→ **Directions for this task**
Omit all images. Transcribe the rest of the material below exactly.

--- Begin Supplied data ---

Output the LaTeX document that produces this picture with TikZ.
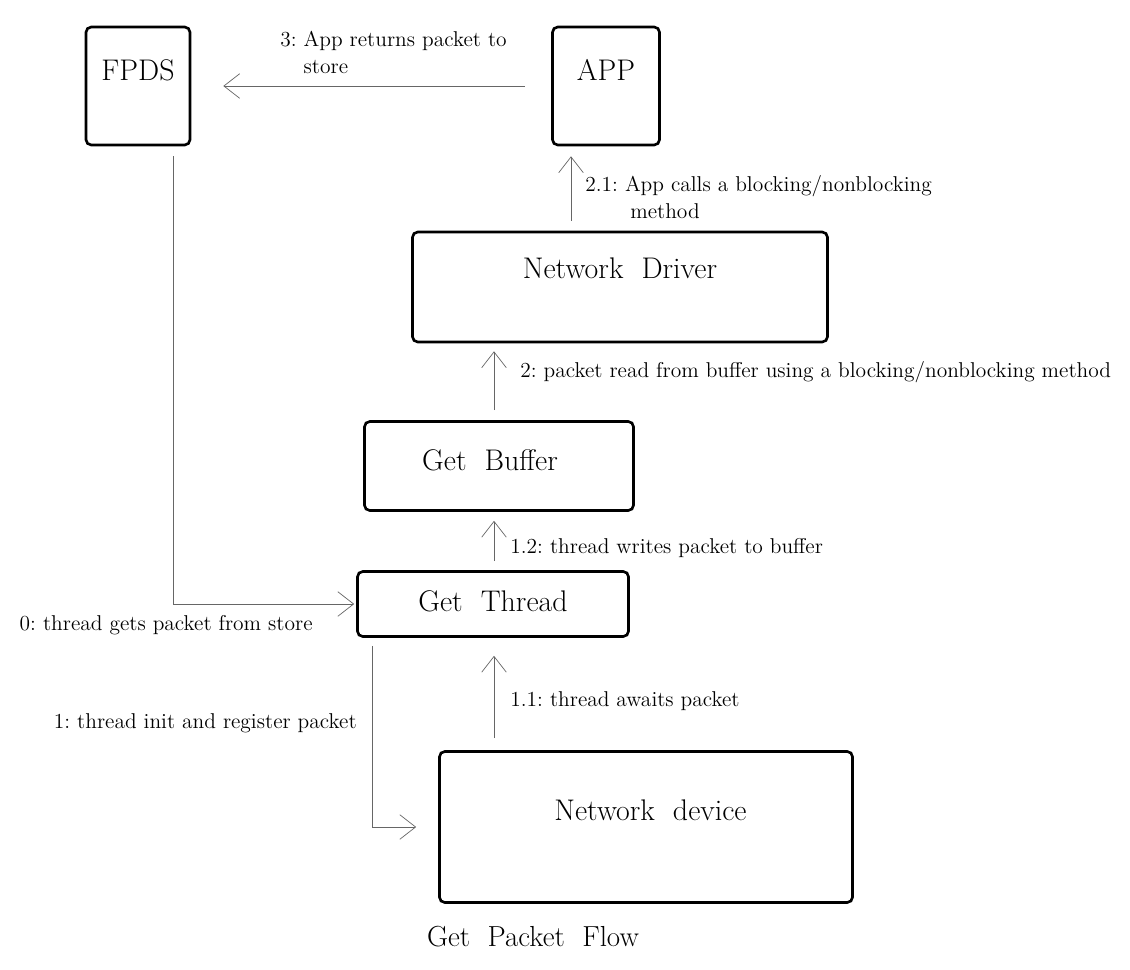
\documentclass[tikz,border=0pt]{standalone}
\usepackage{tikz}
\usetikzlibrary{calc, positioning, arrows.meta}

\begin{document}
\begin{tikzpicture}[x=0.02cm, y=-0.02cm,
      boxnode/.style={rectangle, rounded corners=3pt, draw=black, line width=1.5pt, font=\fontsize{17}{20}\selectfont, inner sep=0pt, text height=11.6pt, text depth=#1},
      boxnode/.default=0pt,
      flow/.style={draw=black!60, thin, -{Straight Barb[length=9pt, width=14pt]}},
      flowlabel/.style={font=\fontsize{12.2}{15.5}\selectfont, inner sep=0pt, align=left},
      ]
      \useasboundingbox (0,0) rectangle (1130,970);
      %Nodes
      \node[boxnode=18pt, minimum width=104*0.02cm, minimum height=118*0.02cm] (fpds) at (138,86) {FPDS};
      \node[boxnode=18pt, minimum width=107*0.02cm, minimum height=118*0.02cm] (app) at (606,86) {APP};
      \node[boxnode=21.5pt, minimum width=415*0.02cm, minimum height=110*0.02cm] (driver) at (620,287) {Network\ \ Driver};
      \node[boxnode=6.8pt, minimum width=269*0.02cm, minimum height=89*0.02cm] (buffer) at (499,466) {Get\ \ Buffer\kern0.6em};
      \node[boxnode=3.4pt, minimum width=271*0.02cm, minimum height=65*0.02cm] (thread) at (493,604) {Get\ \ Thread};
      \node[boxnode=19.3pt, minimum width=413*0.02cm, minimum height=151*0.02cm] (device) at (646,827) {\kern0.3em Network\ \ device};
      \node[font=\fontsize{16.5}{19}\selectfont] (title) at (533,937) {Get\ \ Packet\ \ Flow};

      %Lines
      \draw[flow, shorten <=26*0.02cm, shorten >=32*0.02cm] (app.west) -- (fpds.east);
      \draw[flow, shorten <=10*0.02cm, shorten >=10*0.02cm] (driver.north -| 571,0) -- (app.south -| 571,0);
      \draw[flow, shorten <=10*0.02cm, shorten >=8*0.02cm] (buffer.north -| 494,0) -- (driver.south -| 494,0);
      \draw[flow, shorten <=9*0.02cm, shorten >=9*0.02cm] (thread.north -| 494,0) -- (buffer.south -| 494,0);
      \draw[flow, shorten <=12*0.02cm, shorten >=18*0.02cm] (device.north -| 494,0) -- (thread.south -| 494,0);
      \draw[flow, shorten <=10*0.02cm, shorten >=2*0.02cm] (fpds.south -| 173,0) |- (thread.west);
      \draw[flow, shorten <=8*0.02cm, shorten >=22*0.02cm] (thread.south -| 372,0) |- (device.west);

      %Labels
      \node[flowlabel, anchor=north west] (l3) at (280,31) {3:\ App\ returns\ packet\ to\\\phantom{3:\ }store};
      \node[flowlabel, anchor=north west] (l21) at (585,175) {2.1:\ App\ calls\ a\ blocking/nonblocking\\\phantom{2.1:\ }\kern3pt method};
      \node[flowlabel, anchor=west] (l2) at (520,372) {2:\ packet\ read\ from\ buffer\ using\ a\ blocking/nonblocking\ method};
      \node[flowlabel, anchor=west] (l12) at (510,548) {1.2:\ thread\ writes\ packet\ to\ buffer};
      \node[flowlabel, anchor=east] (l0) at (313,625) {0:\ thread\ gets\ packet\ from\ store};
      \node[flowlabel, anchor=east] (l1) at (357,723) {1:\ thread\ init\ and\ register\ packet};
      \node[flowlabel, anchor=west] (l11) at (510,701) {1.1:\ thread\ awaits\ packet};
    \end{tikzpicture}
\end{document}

--- End Supplied data ---

→ **Written response**
Output the LaTeX document that produces this picture with TikZ.
\documentclass[tikz,border=0pt]{standalone}
\usepackage{tikz}
\usetikzlibrary{calc, positioning, arrows.meta}

\begin{document}
\begin{tikzpicture}[x=0.02cm, y=-0.02cm,
      boxnode/.style={rectangle, rounded corners=3pt, draw=black, line width=1.5pt, font=\fontsize{17}{20}\selectfont, inner sep=0pt, text height=11.6pt, text depth=#1},
      boxnode/.default=0pt,
      flow/.style={draw=black!60, thin, -{Straight Barb[length=9pt, width=14pt]}},
      flowlabel/.style={font=\fontsize{12.2}{15.5}\selectfont, inner sep=0pt, align=left},
      ]
      \useasboundingbox (0,0) rectangle (1130,970);
      %Nodes
      \node[boxnode=18pt, minimum width=104*0.02cm, minimum height=118*0.02cm] (fpds) at (138,86) {FPDS};
      \node[boxnode=18pt, minimum width=107*0.02cm, minimum height=118*0.02cm] (app) at (606,86) {APP};
      \node[boxnode=21.5pt, minimum width=415*0.02cm, minimum height=110*0.02cm] (driver) at (620,287) {Network\ \ Driver};
      \node[boxnode=6.8pt, minimum width=269*0.02cm, minimum height=89*0.02cm] (buffer) at (499,466) {Get\ \ Buffer\kern0.6em};
      \node[boxnode=3.4pt, minimum width=271*0.02cm, minimum height=65*0.02cm] (thread) at (493,604) {Get\ \ Thread};
      \node[boxnode=19.3pt, minimum width=413*0.02cm, minimum height=151*0.02cm] (device) at (646,827) {\kern0.3em Network\ \ device};
      \node[font=\fontsize{16.5}{19}\selectfont] (title) at (533,937) {Get\ \ Packet\ \ Flow};

      %Lines
      \draw[flow, shorten <=26*0.02cm, shorten >=32*0.02cm] (app.west) -- (fpds.east);
      \draw[flow, shorten <=10*0.02cm, shorten >=10*0.02cm] (driver.north -| 571,0) -- (app.south -| 571,0);
      \draw[flow, shorten <=10*0.02cm, shorten >=8*0.02cm] (buffer.north -| 494,0) -- (driver.south -| 494,0);
      \draw[flow, shorten <=9*0.02cm, shorten >=9*0.02cm] (thread.north -| 494,0) -- (buffer.south -| 494,0);
      \draw[flow, shorten <=12*0.02cm, shorten >=18*0.02cm] (device.north -| 494,0) -- (thread.south -| 494,0);
      \draw[flow, shorten <=10*0.02cm, shorten >=2*0.02cm] (fpds.south -| 173,0) |- (thread.west);
      \draw[flow, shorten <=8*0.02cm, shorten >=22*0.02cm] (thread.south -| 372,0) |- (device.west);

      %Labels
      \node[flowlabel, anchor=north west] (l3) at (280,31) {3:\ App\ returns\ packet\ to\\\phantom{3:\ }store};
      \node[flowlabel, anchor=north west] (l21) at (585,175) {2.1:\ App\ calls\ a\ blocking/nonblocking\\\phantom{2.1:\ }\kern3pt method};
      \node[flowlabel, anchor=west] (l2) at (520,372) {2:\ packet\ read\ from\ buffer\ using\ a\ blocking/nonblocking\ method};
      \node[flowlabel, anchor=west] (l12) at (510,548) {1.2:\ thread\ writes\ packet\ to\ buffer};
      \node[flowlabel, anchor=east] (l0) at (313,625) {0:\ thread\ gets\ packet\ from\ store};
      \node[flowlabel, anchor=east] (l1) at (357,723) {1:\ thread\ init\ and\ register\ packet};
      \node[flowlabel, anchor=west] (l11) at (510,701) {1.1:\ thread\ awaits\ packet};
    \end{tikzpicture}
\end{document}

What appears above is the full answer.